Presenters
Brandt van der Gaast
Kind of session / presentation

Applied ethics of X, only for some X

Why is there an ethics of X for some X but not others? There is a thriving academic research program of medical ethics, but not of the ethics of travel or of fashion. In this paper, I explore this question and apply it to AI and other information technologies. Is there a distinctive ethics of AI or ML or can they be subsumed under a broader type of applied ethics of technology? Recently, Heilinger 2022 has suggested that thinking there is a distinctive ethics of AI is as misguided as thinking there is a distinctive ethics of electricity.

During the founding of computer ethics in the 90s by James Moor, this question was also debated. Walter Maner and Donald Gotterbarn disagreed over whether there was a unique ethics of computing. 
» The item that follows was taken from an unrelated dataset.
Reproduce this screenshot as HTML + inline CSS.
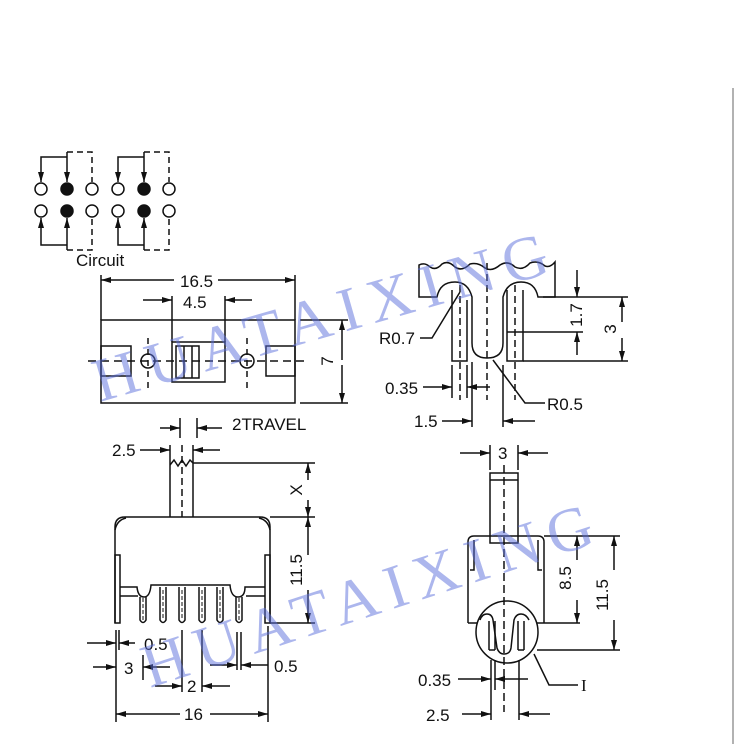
<!DOCTYPE html>
<html><head><meta charset="utf-8"><style>
html,body{margin:0;padding:0;background:#fff;}
svg{display:block;}
text{font-family:"Liberation Sans",Arial,sans-serif;fill:#111;}
</style></head><body>
<svg width="735" height="744" viewBox="0 0 735 744" xmlns="http://www.w3.org/2000/svg">
<defs>
<marker id="a" viewBox="0 0 10 6" refX="10" refY="3" markerWidth="10" markerHeight="6" orient="auto" markerUnits="userSpaceOnUse"><path d="M0,0 L10,3 L0,6 z" fill="#111"/></marker>
</defs>
<line x1="733" y1="88" x2="733" y2="744" stroke="#999" stroke-width="1.5"/>
<g stroke="#111" stroke-width="1.5" fill="none">
<!-- Circuit -->
<g>
<circle cx="41" cy="189" r="6"/><circle cx="67" cy="189" r="6" fill="#111"/><circle cx="92" cy="189" r="6"/>
<circle cx="118" cy="189" r="6"/><circle cx="144" cy="189" r="6" fill="#111"/><circle cx="169" cy="189" r="6"/>
<circle cx="41" cy="211" r="6"/><circle cx="67" cy="211" r="6" fill="#111"/><circle cx="92" cy="211" r="6"/>
<circle cx="118" cy="211" r="6"/><circle cx="144" cy="211" r="6" fill="#111"/><circle cx="169" cy="211" r="6"/>
<polyline points="41,180 41,157 67,157"/><line x1="41" y1="174" x2="41" y2="182" marker-end="url(#a)"/>
<line x1="67" y1="152" x2="67" y2="182" marker-end="url(#a)"/>
<polyline points="67,152 92,152 92,182" stroke-dasharray="6,4"/>
<polyline points="118,180 118,157 144,157"/><line x1="118" y1="174" x2="118" y2="182" marker-end="url(#a)"/>
<line x1="144" y1="152" x2="144" y2="182" marker-end="url(#a)"/>
<polyline points="144,152 169,152 169,182" stroke-dasharray="6,4"/>
<polyline points="41,220 41,245 67,245"/><line x1="41" y1="226" x2="41" y2="218" marker-end="url(#a)"/>
<line x1="67" y1="250" x2="67" y2="218" marker-end="url(#a)"/>
<polyline points="67,250 92,250 92,218" stroke-dasharray="6,4"/>
<polyline points="118,220 118,245 144,245"/><line x1="118" y1="226" x2="118" y2="218" marker-end="url(#a)"/>
<line x1="144" y1="250" x2="144" y2="218" marker-end="url(#a)"/>
<polyline points="144,250 169,250 169,218" stroke-dasharray="6,4"/>
</g>
<!-- Top view -->
<rect x="101" y="320" width="194" height="83"/>
<line x1="101" y1="275" x2="101" y2="320"/><line x1="295" y1="275" x2="295" y2="320"/>
<line x1="174" y1="280" x2="101" y2="280" marker-end="url(#a)"/><line x1="218" y1="280" x2="295" y2="280" marker-end="url(#a)"/>
<line x1="172" y1="296" x2="172" y2="342"/><line x1="225" y1="296" x2="225" y2="342"/>
<line x1="143" y1="300" x2="172" y2="300" marker-end="url(#a)"/><line x1="252" y1="300" x2="225" y2="300" marker-end="url(#a)"/>
<line x1="88" y1="361" x2="308" y2="361" stroke-dasharray="8,5"/>
<rect x="101" y="346" width="30" height="30"/><rect x="266" y="346" width="29" height="30"/>
<circle cx="148" cy="361" r="7"/><circle cx="247" cy="361" r="7"/>
<line x1="148" y1="338" x2="148" y2="388" stroke-dasharray="6,5"/><line x1="247" y1="338" x2="247" y2="388" stroke-dasharray="6,5"/>
<rect x="172" y="342" width="53" height="40"/><rect x="176" y="346" width="23" height="32"/>
<line x1="184" y1="346" x2="184" y2="378"/><line x1="192" y1="346" x2="192" y2="378"/>
<line x1="300" y1="320" x2="348" y2="320"/><line x1="300" y1="403" x2="348" y2="403"/>
<line x1="342" y1="360" x2="342" y2="320" marker-end="url(#a)"/><line x1="342" y1="365" x2="342" y2="403" marker-end="url(#a)"/>
<!-- travel -->
<line x1="180" y1="418" x2="180" y2="438"/><line x1="197" y1="418" x2="197" y2="438"/>
<line x1="160" y1="428" x2="180" y2="428" marker-end="url(#a)"/><line x1="222" y1="428" x2="197" y2="428" marker-end="url(#a)"/>
<!-- Front view -->
<line x1="170" y1="445" x2="170" y2="517"/><line x1="193" y1="445" x2="193" y2="517"/>
<polyline points="170,465 174,460 178,466 182,460 186,466 190,460 193,463"/>
<line x1="182" y1="445" x2="182" y2="517" stroke-dasharray="7,4"/>
<line x1="140" y1="450" x2="170" y2="450" marker-end="url(#a)"/><line x1="220" y1="450" x2="193" y2="450" marker-end="url(#a)"/>
<path d="M115,623 L115,527 Q115,517 125,517 L260,517 Q270,517 270,527 L270,623"/>
<path d="M115,530 Q117,520 126,518" /><path d="M270,530 Q268,520 259,518"/>
<rect x="115" y="555" width="5" height="68"/><rect x="265" y="555" width="5" height="68"/>
<path d="M120,587 L137,587 Q138,597 144,597 Q150,597 151,585 L230,585 Q231,597 238,597 Q245,597 245,587 L265,587"/>
<line x1="120" y1="596" x2="138" y2="596"/><line x1="246" y1="596" x2="265" y2="596"/>
<g>
<path d="M140,597 L140,620 Q143,625 146,620 L146,597"/>
<path d="M160,587 L160,620 Q163,625 166,620 L166,587"/>
<path d="M179,587 L179,620 Q182,625 185,620 L185,587"/>
<path d="M199,587 L199,620 Q202,625 205,620 L205,587"/>
<path d="M217,587 L217,620 Q220,625 223,620 L223,587"/>
<path d="M236,597 L236,620 Q239,625 242,620 L242,597"/>
</g>
<g stroke-width="1" stroke-dasharray="4,2"><line x1="143" y1="598" x2="143" y2="620"/><line x1="163" y1="590" x2="163" y2="620"/><line x1="182" y1="590" x2="182" y2="620"/><line x1="202" y1="590" x2="202" y2="620"/><line x1="220" y1="590" x2="220" y2="620"/><line x1="239" y1="598" x2="239" y2="620"/></g>
<line x1="193" y1="463" x2="315" y2="463"/><line x1="270" y1="517" x2="315" y2="517"/><line x1="270" y1="623" x2="315" y2="623"/>
<line x1="308" y1="480" x2="308" y2="463" marker-end="url(#a)"/><line x1="308" y1="500" x2="308" y2="517" marker-end="url(#a)"/>
<line x1="308" y1="555" x2="308" y2="517" marker-end="url(#a)"/><line x1="308" y1="590" x2="308" y2="623" marker-end="url(#a)"/>
<!-- bottom dims front -->
<line x1="116" y1="630" x2="116" y2="722"/><line x1="119" y1="630" x2="119" y2="650"/>
<line x1="87" y1="643" x2="116" y2="643" marker-end="url(#a)"/><line x1="135" y1="643" x2="119" y2="643" marker-end="url(#a)"/>
<line x1="143" y1="655" x2="143" y2="680"/>
<line x1="93" y1="667" x2="116" y2="667" marker-end="url(#a)"/><line x1="170" y1="667" x2="143" y2="667" marker-end="url(#a)"/>
<line x1="182" y1="630" x2="182" y2="692"/><line x1="202" y1="630" x2="202" y2="692"/>
<line x1="155" y1="686" x2="182" y2="686" marker-end="url(#a)"/><line x1="230" y1="686" x2="202" y2="686" marker-end="url(#a)"/>
<line x1="237" y1="632" x2="237" y2="670"/><line x1="241" y1="632" x2="241" y2="670"/>
<line x1="210" y1="665" x2="237" y2="665" marker-end="url(#a)"/><line x1="268" y1="665" x2="241" y2="665" marker-end="url(#a)"/>
<line x1="268" y1="626" x2="268" y2="722"/>
<line x1="180" y1="714" x2="116" y2="714" marker-end="url(#a)"/><line x1="210" y1="714" x2="268" y2="714" marker-end="url(#a)"/>
<!-- Side view -->
<line x1="490" y1="445" x2="490" y2="470"/><line x1="518" y1="445" x2="518" y2="470"/>
<line x1="460" y1="453" x2="490" y2="453" marker-end="url(#a)"/><line x1="548" y1="453" x2="518" y2="453" marker-end="url(#a)"/>
<rect x="490" y="473" width="28" height="70"/><line x1="490" y1="480" x2="518" y2="480"/>
<path d="M468,623 L468,542 Q468,536 474,536 L538,536 Q544,536 544,542 L544,623"/>
<path d="M474,540 L474,570 L470,570"/><path d="M538,540 L538,570 L542,570"/>
<line x1="468" y1="623" x2="478" y2="623"/><line x1="536" y1="623" x2="580" y2="623"/>
<circle cx="507" cy="632" r="31" fill="#fff"/>
<line x1="504" y1="465" x2="504" y2="712" stroke-dasharray="8,4"/>
<path d="M480,620 Q482,614 487,614 Q492,614 493,620 L497,648 Q499,654 504,654 Q510,654 511,648 L514,620 Q516,614 521,614 Q526,614 529,620"/>
<path d="M489,621 L489,650 M495,621 L495,650 M489,650 L495,650"/>
<path d="M518,621 L518,650 M524,621 L524,650 M518,650 L524,650"/>
<line x1="544" y1="536" x2="620" y2="536"/><line x1="537" y1="650" x2="620" y2="650"/>
<line x1="577" y1="560" x2="577" y2="536" marker-end="url(#a)"/><line x1="577" y1="600" x2="577" y2="623" marker-end="url(#a)"/>
<line x1="614" y1="570" x2="614" y2="536" marker-end="url(#a)"/><line x1="614" y1="620" x2="614" y2="650" marker-end="url(#a)"/>
<line x1="491" y1="660" x2="491" y2="720"/><line x1="495" y1="660" x2="495" y2="690"/><line x1="519" y1="660" x2="519" y2="720"/>
<line x1="458" y1="679" x2="491" y2="679" marker-end="url(#a)"/><line x1="528" y1="679" x2="495" y2="679" marker-end="url(#a)"/>
<line x1="462" y1="714" x2="491" y2="714" marker-end="url(#a)"/><line x1="550" y1="714" x2="519" y2="714" marker-end="url(#a)"/>
<polyline points="534,654 549,685 578,685"/>
<!-- Detail top-right -->
<path d="M419,297 L419,265 Q425,262 430,267 Q436,271 442,264 Q448,260 455,267 Q462,272 470,264 Q478,262 485,268 Q492,272 500,265 Q508,260 515,267 Q523,271 530,263 Q538,260 545,266 Q550,268 555,262 L555,297 L538,297 Q535,282 521,282 Q507,282 503,297 L503,343 Q503,358 487,358 Q472,358 472,343 L472,297 Q468,282 455,282 Q440,282 437,297 Z"/>
<path d="M452,290 L452,361 L467,361 L467,300"/>
<path d="M507,290 L507,361 L523,361 L523,290"/>
<g stroke-dasharray="7,4"><line x1="460" y1="285" x2="460" y2="400"/><line x1="487" y1="263" x2="487" y2="400"/><line x1="515" y1="285" x2="515" y2="400"/></g>
<line x1="543" y1="297" x2="628" y2="297"/><line x1="507" y1="332" x2="583" y2="332"/><line x1="523" y1="361" x2="628" y2="361"/>
<line x1="577" y1="270" x2="577" y2="297" marker-end="url(#a)"/><line x1="577" y1="355" x2="577" y2="332" marker-end="url(#a)"/>
<line x1="622" y1="322" x2="622" y2="297" marker-end="url(#a)"/><line x1="622" y1="338" x2="622" y2="361" marker-end="url(#a)"/>
<polyline points="420,338 432,338 460,292"/>
<polyline points="493,360 525,403 545,403"/>
<line x1="452" y1="365" x2="452" y2="398"/><line x1="467" y1="365" x2="467" y2="398"/>
<line x1="423" y1="387" x2="452" y2="387" marker-end="url(#a)"/><line x1="490" y1="387" x2="467" y2="387" marker-end="url(#a)"/>
<line x1="472" y1="362" x2="472" y2="427"/><line x1="503" y1="365" x2="503" y2="427"/>
<line x1="442" y1="421" x2="472" y2="421" marker-end="url(#a)"/><line x1="535" y1="421" x2="503" y2="421" marker-end="url(#a)"/>
</g>
<!-- Texts -->
<g font-size="17">
<text x="76" y="266">Circuit</text>
<text x="180" y="287">16.5</text>
<text x="183" y="308">4.5</text>
<text x="232" y="430">2TRAVEL</text>
<text x="112" y="456">2.5</text>
<text x="144" y="650">0.5</text>
<text x="124" y="674">3</text>
<text x="187" y="692">2</text>
<text x="274" y="672">0.5</text>
<text x="184" y="720">16</text>
<text x="498" y="459">3</text>
<text x="418" y="686">0.35</text>
<text x="426" y="721">2.5</text>
<text x="581" y="691" font-family="Liberation Serif,serif" style="font-family:'Liberation Serif',serif">I</text>
<text x="379" y="344">R0.7</text>
<text x="547" y="410">R0.5</text>
<text x="385" y="394">0.35</text>
<text x="414" y="427">1.5</text>
<text transform="translate(333,361) rotate(-90)" text-anchor="middle">7</text>
<text transform="translate(302,490) rotate(-90)" text-anchor="middle">X</text>
<text transform="translate(302,570) rotate(-90)" text-anchor="middle">11.5</text>
<text transform="translate(571,578) rotate(-90)" text-anchor="middle">8.5</text>
<text transform="translate(608,595) rotate(-90)" text-anchor="middle">11.5</text>
<text transform="translate(582,315) rotate(-90)" text-anchor="middle">1.7</text>
<text transform="translate(616,329) rotate(-90)" text-anchor="middle">3</text>
</g>
<g font-family="Liberation Serif,serif" font-size="62" fill="rgba(90,110,220,0.55)" style="font-family:'Liberation Serif',serif">
<text transform="translate(100,402) rotate(-16)" style="fill:rgba(90,110,220,0.5);font-family:'Liberation Serif',serif" textLength="470">HUATAIXING</text>
<text transform="translate(150,688) rotate(-18)" style="fill:rgba(90,110,220,0.5);font-family:'Liberation Serif',serif" textLength="470">HUATAIXING</text>
</g>
</svg>
</body></html>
I will argue that the question whether there is a substantial ethics of X depends in part on the question of whether there are unresolved conceptual questions about X, for instance due to the breakdown of ordinary concepts. In situations like this, research in applied ethics might consist of conceptual adjustment or choice. This type of applied ethics differs in methodology both from pure philosophical ethics and also from empirical research. I will connect this debate to recent work by Dasgupta who has argued that some issues in AI ethics are cosmopolitan, and not merely parochial.